• [Goal]: Print, word for word, the opening line of the data below and every line after it through the line that contains "return (H - B - (y - OFF)) / ph", but not the pictures.

• [Collected material]:

——

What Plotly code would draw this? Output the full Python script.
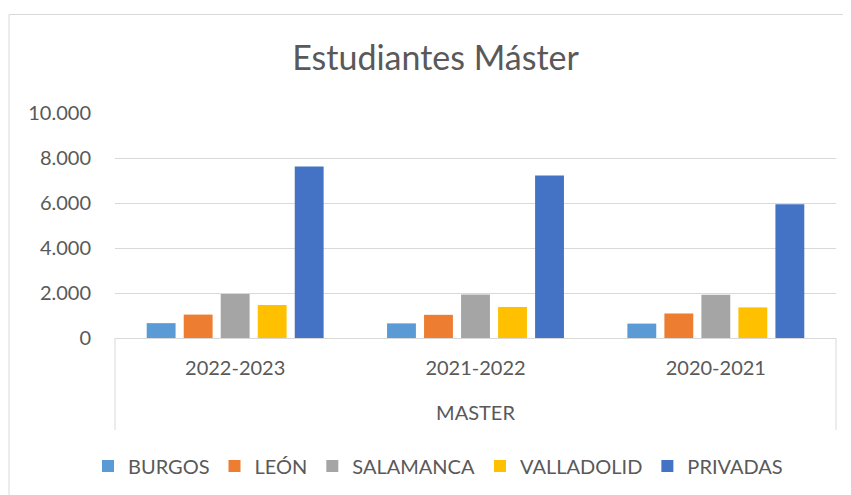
import plotly.graph_objects as go

categories = ["2022-2023", "2021-2022", "2020-2021"]
burgos = [660, 650, 640]
leon = [1040, 1030, 1090]
salamanca = [1960, 1930, 1920]
valladolid = [1470, 1380, 1360]
privadas = [7620, 7220, 5940]

series_names = ["BURGOS", "LEÓN", "SALAMANCA", "VALLADOLID", "PRIVADAS"]
series_values = [burgos, leon, salamanca, valladolid, privadas]
colors = ["#5B9BD5", "#ED7D31", "#A5A5A5", "#FFC000", "#4472C4"]

TXT = "#595959"
GRID = "#D9D9D9"
FONT = "Lato"

fig = go.Figure()
for name, vals, col in zip(series_names, series_values, colors):
    fig.add_trace(go.Bar(x=categories, y=vals, name=name,
                         marker=dict(color=col, line=dict(width=0))))

OFF = 8  # page body margin
W, H = 851 - OFF, 495 - OFF
# target plot area in screenshot pixels: x 115..836, y 113..338
L = 115 - OFF
T = 113 - OFF
R = W - (836 - OFF)
B = H - (338 - OFF)
pw = W - L - R
ph = H - T - B

def px_x(x):
    return (x - OFF - L) / pw

def px_y(y):
    return (H - B - (y - OFF)) / ph

fig.update_layout(
    width=W, height=H,
    margin=dict(l=L, r=R, t=T, b=B, autoexpand=False),
    paper_bgcolor="white", plot_bgcolor="white",
    separators=",.",
    barmode="group", bargap=0.23, bargroupgap=0.22,
    font=dict(family=FONT, color=TXT, size=20),
    title=dict(text="Estudiantes Máster", x=(435.5 - OFF) / W, xanchor="center",
               y=1 - (58 - OFF) / H, yanchor="middle", yref="container",
               font=dict(family=FONT, size=34, color=TXT)),
    xaxis=dict(showgrid=False, showline=True, linecolor=GRID, linewidth=1,
               ticks="", tickfont=dict(size=20, color=TXT),
               ticklabelstandoff=12,
               title=dict(text="MASTER", standoff=27,
                          font=dict(size=20, color=TXT))),
    yaxis=dict(range=[0, 10000], dtick=2000, tickformat=",d",
               showgrid=True, gridcolor=GRID, gridwidth=1,
               zeroline=False, showline=False, ticks="",
               ticklabelstandoff=23,
               tickfont=dict(size=20, color=TXT)),
    legend=dict(orientation="h", x=(438 - OFF) / W, xanchor="center", xref="container",
                y=1 - (466 - OFF) / H, yanchor="middle", yref="container",
                font=dict(size=20, color=TXT), itemwidth=30,
                traceorder="normal"),
    showlegend=True,
)

# chart-area border and category-axis box lines
fig.add_shape(type="rect", xref="paper", yref="paper",
              x0=px_x(9), x1=px_x(W + 30), y0=px_y(H + 30), y1=px_y(14.5),
              line=dict(color=GRID, width=1), fillcolor="rgba(0,0,0,0)", layer="below")
for xv in (0, 1):
    fig.add_shape(type="line", xref="paper", yref="paper",
                  x0=xv, x1=xv, y0=0, y1=px_y(430),
                  line=dict(color=GRID, width=1))

fig.write_html("out.html")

——

• [Answer to the task]:
What Plotly code would draw this? Output the full Python script.
import plotly.graph_objects as go

categories = ["2022-2023", "2021-2022", "2020-2021"]
burgos = [660, 650, 640]
leon = [1040, 1030, 1090]
salamanca = [1960, 1930, 1920]
valladolid = [1470, 1380, 1360]
privadas = [7620, 7220, 5940]

series_names = ["BURGOS", "LEÓN", "SALAMANCA", "VALLADOLID", "PRIVADAS"]
series_values = [burgos, leon, salamanca, valladolid, privadas]
colors = ["#5B9BD5", "#ED7D31", "#A5A5A5", "#FFC000", "#4472C4"]

TXT = "#595959"
GRID = "#D9D9D9"
FONT = "Lato"

fig = go.Figure()
for name, vals, col in zip(series_names, series_values, colors):
    fig.add_trace(go.Bar(x=categories, y=vals, name=name,
                         marker=dict(color=col, line=dict(width=0))))

OFF = 8  # page body margin
W, H = 851 - OFF, 495 - OFF
# target plot area in screenshot pixels: x 115..836, y 113..338
L = 115 - OFF
T = 113 - OFF
R = W - (836 - OFF)
B = H - (338 - OFF)
pw = W - L - R
ph = H - T - B

def px_x(x):
    return (x - OFF - L) / pw

def px_y(y):
    return (H - B - (y - OFF)) / ph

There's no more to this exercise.